*DATA ROWS*
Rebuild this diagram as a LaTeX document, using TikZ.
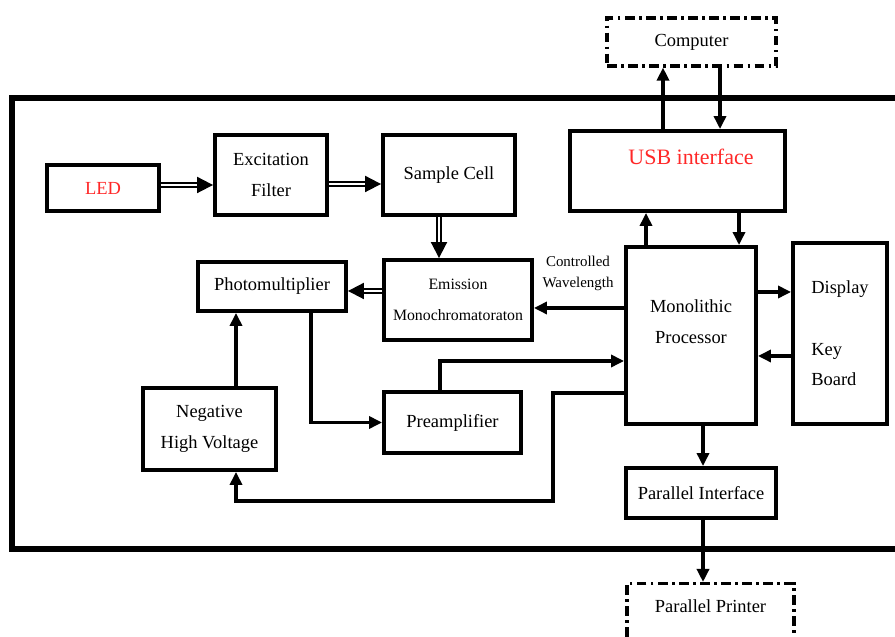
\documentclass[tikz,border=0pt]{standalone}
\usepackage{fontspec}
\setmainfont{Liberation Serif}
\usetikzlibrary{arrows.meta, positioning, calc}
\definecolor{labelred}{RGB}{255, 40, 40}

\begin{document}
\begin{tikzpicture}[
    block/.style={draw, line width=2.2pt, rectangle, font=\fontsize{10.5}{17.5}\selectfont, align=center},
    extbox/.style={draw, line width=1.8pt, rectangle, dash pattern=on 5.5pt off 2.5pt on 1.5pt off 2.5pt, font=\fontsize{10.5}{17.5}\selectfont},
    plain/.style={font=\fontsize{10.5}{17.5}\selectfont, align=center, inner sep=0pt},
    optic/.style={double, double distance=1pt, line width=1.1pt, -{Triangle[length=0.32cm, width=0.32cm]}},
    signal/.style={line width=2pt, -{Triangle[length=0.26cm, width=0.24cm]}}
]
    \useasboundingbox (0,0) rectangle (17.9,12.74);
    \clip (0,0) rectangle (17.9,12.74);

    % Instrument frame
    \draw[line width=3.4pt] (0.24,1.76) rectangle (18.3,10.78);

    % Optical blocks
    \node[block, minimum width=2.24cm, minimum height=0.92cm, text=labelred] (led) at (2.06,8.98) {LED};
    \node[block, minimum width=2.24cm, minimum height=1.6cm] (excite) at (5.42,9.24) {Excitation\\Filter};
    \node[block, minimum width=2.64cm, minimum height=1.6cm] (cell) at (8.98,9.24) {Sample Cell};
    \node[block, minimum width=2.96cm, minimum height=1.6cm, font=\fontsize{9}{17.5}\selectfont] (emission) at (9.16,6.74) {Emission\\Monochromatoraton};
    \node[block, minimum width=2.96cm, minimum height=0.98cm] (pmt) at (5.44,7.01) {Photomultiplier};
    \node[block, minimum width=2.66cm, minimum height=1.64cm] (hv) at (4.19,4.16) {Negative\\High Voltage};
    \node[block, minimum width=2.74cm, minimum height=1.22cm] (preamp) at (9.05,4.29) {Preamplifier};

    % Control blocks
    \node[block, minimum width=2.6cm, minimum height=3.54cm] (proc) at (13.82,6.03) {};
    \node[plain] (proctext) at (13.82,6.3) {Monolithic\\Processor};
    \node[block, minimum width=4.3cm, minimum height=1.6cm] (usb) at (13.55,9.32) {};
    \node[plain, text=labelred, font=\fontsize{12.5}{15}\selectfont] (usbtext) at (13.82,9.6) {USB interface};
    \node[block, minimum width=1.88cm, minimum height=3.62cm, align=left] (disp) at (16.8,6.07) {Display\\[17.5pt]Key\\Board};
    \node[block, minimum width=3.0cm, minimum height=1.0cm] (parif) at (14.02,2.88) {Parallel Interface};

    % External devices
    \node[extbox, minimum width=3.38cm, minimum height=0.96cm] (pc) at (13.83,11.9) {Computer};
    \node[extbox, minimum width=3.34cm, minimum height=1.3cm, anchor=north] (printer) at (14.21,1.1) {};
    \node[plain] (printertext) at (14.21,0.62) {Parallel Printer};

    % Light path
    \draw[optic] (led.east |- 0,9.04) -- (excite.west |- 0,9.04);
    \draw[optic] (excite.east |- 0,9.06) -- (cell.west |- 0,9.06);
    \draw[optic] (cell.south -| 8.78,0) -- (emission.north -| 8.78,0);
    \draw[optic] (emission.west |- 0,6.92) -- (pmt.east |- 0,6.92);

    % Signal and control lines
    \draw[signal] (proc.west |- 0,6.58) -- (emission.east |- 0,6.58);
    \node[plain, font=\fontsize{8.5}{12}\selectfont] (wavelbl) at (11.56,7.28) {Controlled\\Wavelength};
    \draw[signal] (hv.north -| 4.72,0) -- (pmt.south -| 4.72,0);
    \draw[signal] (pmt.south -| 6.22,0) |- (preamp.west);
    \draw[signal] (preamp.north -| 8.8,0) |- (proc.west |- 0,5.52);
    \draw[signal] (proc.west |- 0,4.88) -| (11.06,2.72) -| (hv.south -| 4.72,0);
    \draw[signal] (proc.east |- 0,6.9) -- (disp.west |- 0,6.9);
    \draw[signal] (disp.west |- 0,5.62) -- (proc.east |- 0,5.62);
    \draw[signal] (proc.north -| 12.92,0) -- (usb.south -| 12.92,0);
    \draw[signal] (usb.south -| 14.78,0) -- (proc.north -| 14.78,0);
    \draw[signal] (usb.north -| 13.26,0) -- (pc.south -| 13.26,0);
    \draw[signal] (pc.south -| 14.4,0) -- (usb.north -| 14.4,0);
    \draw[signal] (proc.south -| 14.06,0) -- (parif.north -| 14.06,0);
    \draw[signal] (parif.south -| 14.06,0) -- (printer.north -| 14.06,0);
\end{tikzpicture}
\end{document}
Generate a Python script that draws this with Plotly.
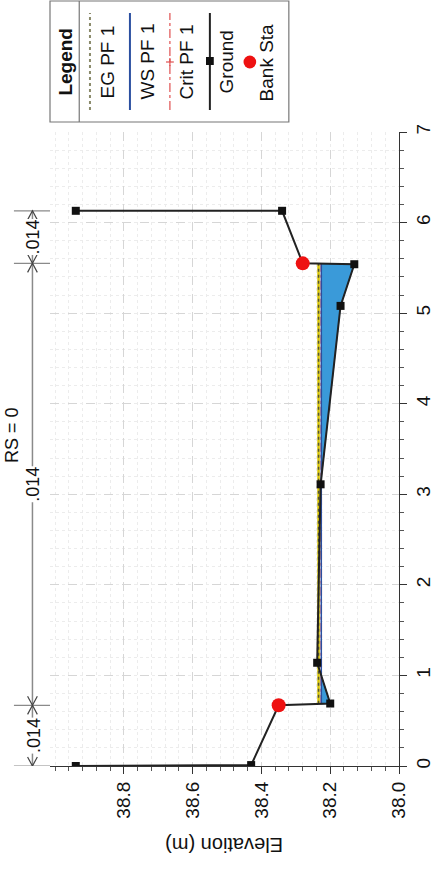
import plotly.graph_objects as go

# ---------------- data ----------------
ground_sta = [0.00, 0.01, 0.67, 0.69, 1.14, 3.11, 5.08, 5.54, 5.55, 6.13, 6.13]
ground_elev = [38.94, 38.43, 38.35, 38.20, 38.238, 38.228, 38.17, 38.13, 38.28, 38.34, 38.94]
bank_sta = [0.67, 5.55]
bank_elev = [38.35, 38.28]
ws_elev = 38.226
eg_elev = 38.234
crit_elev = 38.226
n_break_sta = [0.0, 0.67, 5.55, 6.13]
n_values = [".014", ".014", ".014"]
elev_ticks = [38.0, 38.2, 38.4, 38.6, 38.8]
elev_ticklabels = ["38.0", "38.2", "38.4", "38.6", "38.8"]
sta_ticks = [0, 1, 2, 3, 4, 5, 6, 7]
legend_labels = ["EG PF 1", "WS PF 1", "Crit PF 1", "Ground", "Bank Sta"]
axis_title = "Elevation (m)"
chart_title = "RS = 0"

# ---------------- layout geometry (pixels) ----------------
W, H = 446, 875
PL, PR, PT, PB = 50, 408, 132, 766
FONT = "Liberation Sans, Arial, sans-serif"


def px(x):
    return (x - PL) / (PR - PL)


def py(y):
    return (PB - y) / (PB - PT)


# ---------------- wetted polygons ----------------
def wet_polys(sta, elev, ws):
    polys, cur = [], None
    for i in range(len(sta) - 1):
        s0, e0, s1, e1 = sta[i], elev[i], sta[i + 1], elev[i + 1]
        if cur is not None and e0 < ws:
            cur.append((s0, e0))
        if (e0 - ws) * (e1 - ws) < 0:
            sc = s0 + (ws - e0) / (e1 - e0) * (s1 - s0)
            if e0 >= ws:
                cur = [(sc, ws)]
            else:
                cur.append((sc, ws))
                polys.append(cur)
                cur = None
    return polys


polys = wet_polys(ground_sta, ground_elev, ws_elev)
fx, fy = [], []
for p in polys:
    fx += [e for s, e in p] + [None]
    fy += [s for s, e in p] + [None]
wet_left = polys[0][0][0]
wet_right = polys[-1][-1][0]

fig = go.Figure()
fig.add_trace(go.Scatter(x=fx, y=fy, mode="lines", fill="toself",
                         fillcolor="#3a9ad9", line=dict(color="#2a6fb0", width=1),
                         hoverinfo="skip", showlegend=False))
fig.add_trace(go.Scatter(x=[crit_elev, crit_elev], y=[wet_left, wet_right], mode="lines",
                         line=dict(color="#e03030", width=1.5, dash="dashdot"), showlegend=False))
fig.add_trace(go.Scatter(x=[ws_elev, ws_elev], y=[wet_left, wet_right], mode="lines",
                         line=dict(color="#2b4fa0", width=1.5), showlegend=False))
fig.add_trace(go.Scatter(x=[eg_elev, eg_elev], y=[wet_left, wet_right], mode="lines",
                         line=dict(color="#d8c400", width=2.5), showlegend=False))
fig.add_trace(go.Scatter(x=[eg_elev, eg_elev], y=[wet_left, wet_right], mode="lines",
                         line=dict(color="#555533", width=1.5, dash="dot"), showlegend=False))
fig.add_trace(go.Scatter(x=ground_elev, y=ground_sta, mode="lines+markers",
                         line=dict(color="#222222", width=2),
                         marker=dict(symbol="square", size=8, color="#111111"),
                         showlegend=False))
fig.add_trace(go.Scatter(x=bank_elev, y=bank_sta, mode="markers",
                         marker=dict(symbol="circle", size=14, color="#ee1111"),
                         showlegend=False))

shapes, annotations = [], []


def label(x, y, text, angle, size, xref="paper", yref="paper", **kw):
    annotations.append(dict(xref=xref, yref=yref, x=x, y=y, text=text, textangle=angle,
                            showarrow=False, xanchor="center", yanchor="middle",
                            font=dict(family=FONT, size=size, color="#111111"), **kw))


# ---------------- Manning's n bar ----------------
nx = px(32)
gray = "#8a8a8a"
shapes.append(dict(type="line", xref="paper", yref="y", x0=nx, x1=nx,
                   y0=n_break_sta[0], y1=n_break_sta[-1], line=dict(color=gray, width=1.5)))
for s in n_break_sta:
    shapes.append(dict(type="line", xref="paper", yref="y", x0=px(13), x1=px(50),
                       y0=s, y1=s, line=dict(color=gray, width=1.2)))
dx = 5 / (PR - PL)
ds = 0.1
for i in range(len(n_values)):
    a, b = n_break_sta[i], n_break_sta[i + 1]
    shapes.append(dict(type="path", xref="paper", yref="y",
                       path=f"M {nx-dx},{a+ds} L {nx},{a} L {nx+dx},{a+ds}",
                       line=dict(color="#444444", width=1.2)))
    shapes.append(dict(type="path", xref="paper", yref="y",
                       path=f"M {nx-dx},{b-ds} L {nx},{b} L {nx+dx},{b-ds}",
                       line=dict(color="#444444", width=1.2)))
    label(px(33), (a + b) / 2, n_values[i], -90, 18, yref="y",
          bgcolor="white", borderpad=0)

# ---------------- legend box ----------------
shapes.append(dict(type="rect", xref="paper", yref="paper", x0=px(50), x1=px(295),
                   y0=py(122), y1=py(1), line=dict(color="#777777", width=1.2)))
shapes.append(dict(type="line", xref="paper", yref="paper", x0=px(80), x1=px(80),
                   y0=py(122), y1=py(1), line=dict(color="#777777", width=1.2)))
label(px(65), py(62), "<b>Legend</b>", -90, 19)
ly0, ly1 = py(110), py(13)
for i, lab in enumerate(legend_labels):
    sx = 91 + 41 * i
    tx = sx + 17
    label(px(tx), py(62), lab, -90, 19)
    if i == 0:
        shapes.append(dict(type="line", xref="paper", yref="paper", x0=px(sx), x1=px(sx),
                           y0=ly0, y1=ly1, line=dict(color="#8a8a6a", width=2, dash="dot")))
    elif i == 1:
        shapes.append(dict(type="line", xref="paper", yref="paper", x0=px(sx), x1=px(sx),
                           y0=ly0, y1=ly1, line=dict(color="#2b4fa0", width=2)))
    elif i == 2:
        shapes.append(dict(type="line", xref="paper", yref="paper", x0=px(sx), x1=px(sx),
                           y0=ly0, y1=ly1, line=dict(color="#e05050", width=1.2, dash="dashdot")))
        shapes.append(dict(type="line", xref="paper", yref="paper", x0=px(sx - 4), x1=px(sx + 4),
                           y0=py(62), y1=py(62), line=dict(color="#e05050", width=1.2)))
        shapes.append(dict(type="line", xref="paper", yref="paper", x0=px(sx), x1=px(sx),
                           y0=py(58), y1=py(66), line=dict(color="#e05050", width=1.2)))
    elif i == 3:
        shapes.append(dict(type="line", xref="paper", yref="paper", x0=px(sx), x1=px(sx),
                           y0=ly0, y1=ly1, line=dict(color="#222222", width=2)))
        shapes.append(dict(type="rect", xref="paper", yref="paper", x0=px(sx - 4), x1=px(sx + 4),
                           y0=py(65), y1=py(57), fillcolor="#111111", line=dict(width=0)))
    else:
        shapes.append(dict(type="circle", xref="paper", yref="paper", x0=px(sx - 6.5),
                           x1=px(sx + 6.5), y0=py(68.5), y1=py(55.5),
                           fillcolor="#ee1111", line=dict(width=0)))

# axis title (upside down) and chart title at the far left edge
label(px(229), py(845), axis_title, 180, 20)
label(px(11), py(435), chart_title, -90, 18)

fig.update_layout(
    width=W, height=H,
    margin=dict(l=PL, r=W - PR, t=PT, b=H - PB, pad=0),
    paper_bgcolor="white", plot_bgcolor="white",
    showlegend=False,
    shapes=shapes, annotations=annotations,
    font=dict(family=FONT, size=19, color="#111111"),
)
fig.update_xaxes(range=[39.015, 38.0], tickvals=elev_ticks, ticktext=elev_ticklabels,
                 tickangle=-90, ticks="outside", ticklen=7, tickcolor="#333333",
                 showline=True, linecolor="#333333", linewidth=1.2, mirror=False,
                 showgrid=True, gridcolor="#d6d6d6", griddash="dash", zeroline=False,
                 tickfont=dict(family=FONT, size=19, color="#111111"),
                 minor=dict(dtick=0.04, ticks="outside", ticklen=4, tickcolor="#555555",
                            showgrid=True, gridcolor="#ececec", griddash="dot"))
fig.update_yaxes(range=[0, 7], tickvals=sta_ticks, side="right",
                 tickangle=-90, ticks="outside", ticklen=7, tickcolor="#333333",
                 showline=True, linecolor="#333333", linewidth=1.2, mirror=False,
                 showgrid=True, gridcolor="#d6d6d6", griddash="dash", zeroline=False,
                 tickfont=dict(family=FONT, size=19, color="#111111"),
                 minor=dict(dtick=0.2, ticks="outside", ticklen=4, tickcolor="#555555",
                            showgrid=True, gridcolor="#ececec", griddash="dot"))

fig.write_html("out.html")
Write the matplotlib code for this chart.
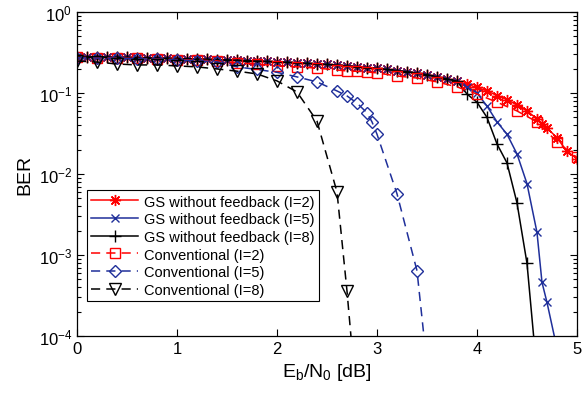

*WHAT TO WORK ON*
Which lines of the data include "this"? Copy each of them.

*SOLUTION*
Rebuild this diagram as a LaTeX document, using TikZ.
Generate a Python script that draws this with Plotly.
Write the matplotlib code for this chart.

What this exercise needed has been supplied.